TXAA isn't anything like you've described. Unfortunately they don't share any specifics, but from what I've read from their press material and previous (deleted) blog posts it's essentially MSAA with a custom resolve combined with temporal supersampling. Custom resolves let you implement custom filter kernels, which can be used to boost quality over "standard" box filters used in hardware MSAA resolves.

If you're interested in temporal supersampling, here are some presentations that you can check out:










#5176117 What you think of my Depth Pass AA?

Posted by MJP on 25 August 2014 - 08:03 PM

I can't really give you feedback unless you give us some information about what you're doing.

#5176068 Sampling the Render target while rendering to it

Posted by MJP on 25 August 2014 - 03:30 PM

Although it can be done as Yourself mentions, note that it's for a single format - DXGI_FORMAT_R32_UINT - which may not be compatible for color sampling.


Indeed, which is why he mentioned having to do manual packing and unpacking. Another possible workaround is to use a StructuredBuffer instead of a texture.

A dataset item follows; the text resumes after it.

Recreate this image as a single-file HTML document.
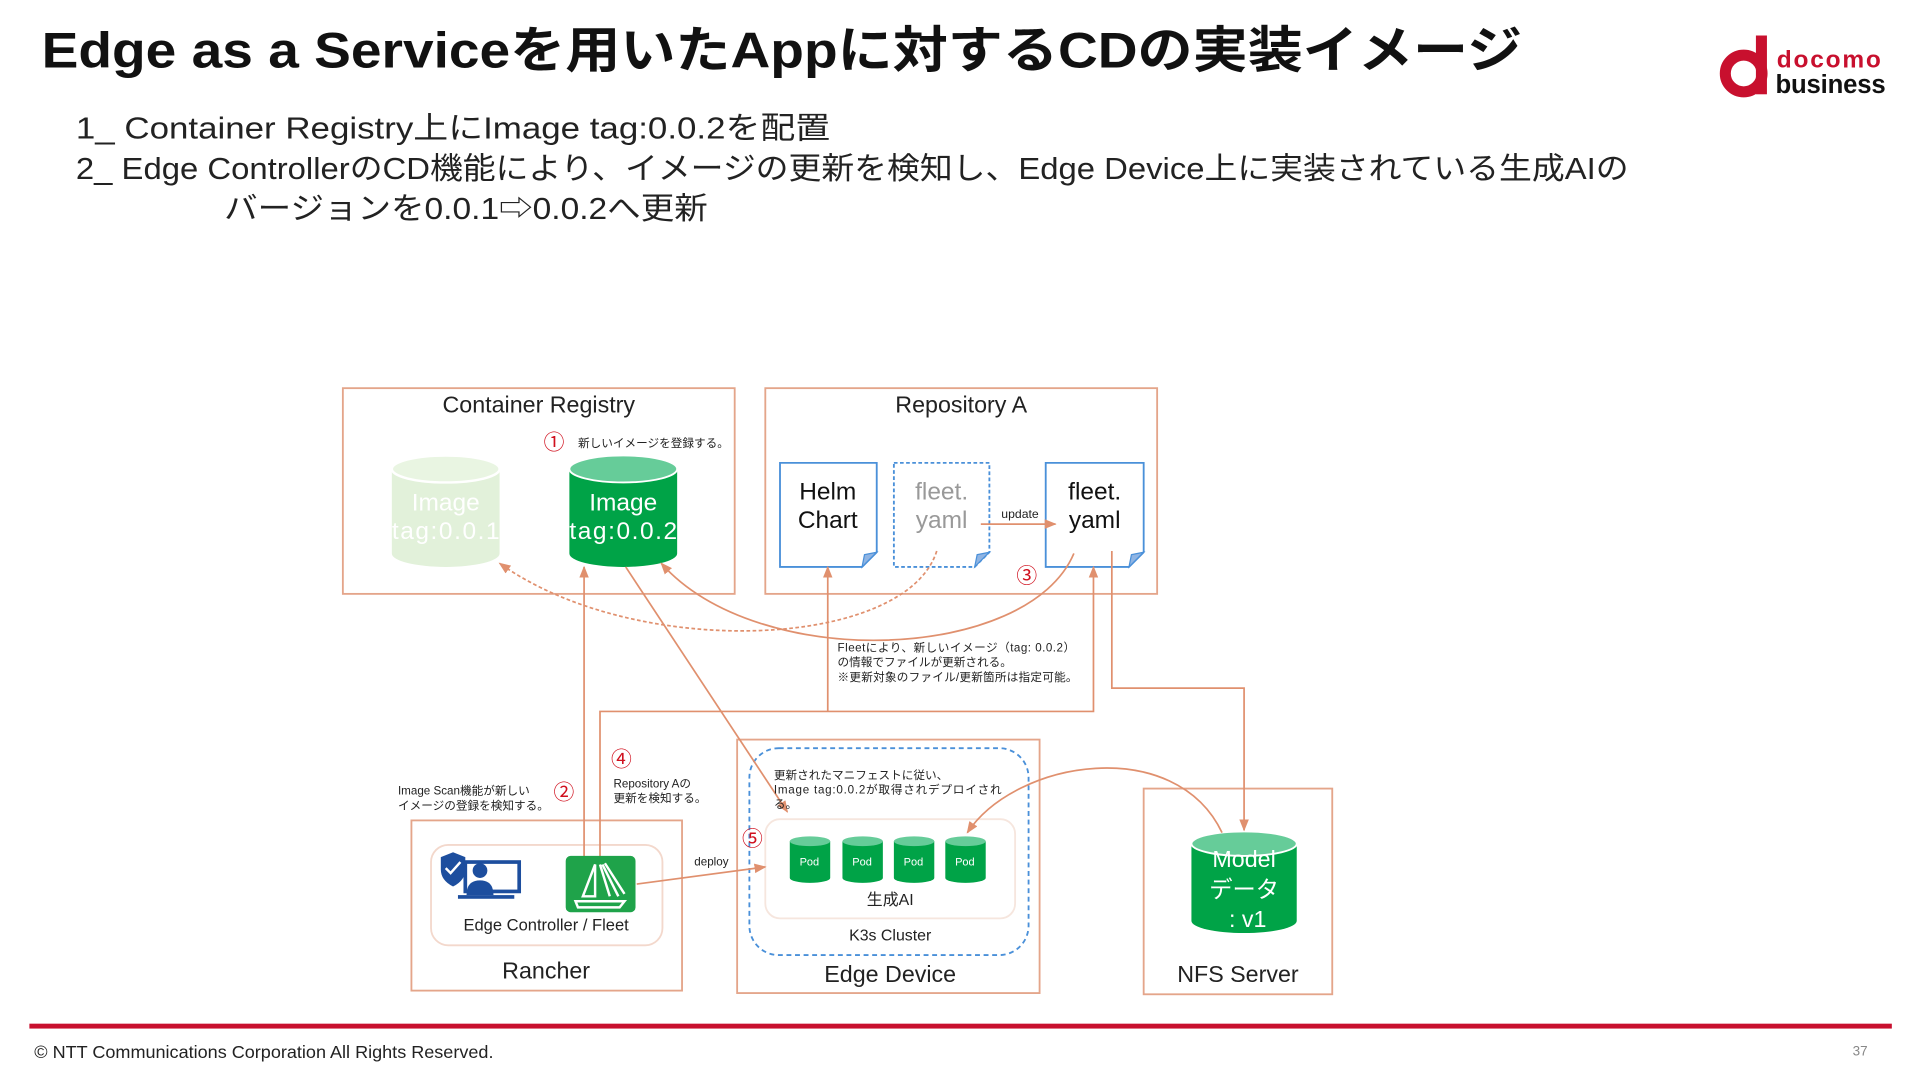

#5175858 Vector3.Unproject return NAN [SharpDX]

Posted by MJP on 24 August 2014 - 02:21 PM

Your far clip plane is way too big. It should probably be no bigger than 1000 or so.

#5175391 Getting ASSIMP Working/Building

Posted by MJP on 21 August 2014 - 08:30 PM

You can't just set the path to assimp.dll in the ExcecutableDirectories if you want Windows to find the DLL. You either need to add it to your PATH environment variable (you can do that using "Environment" debugging option), or need to to just copy it to your project folder. Personally I like to use a post-build step to copy any dependent DLL's to my project folder.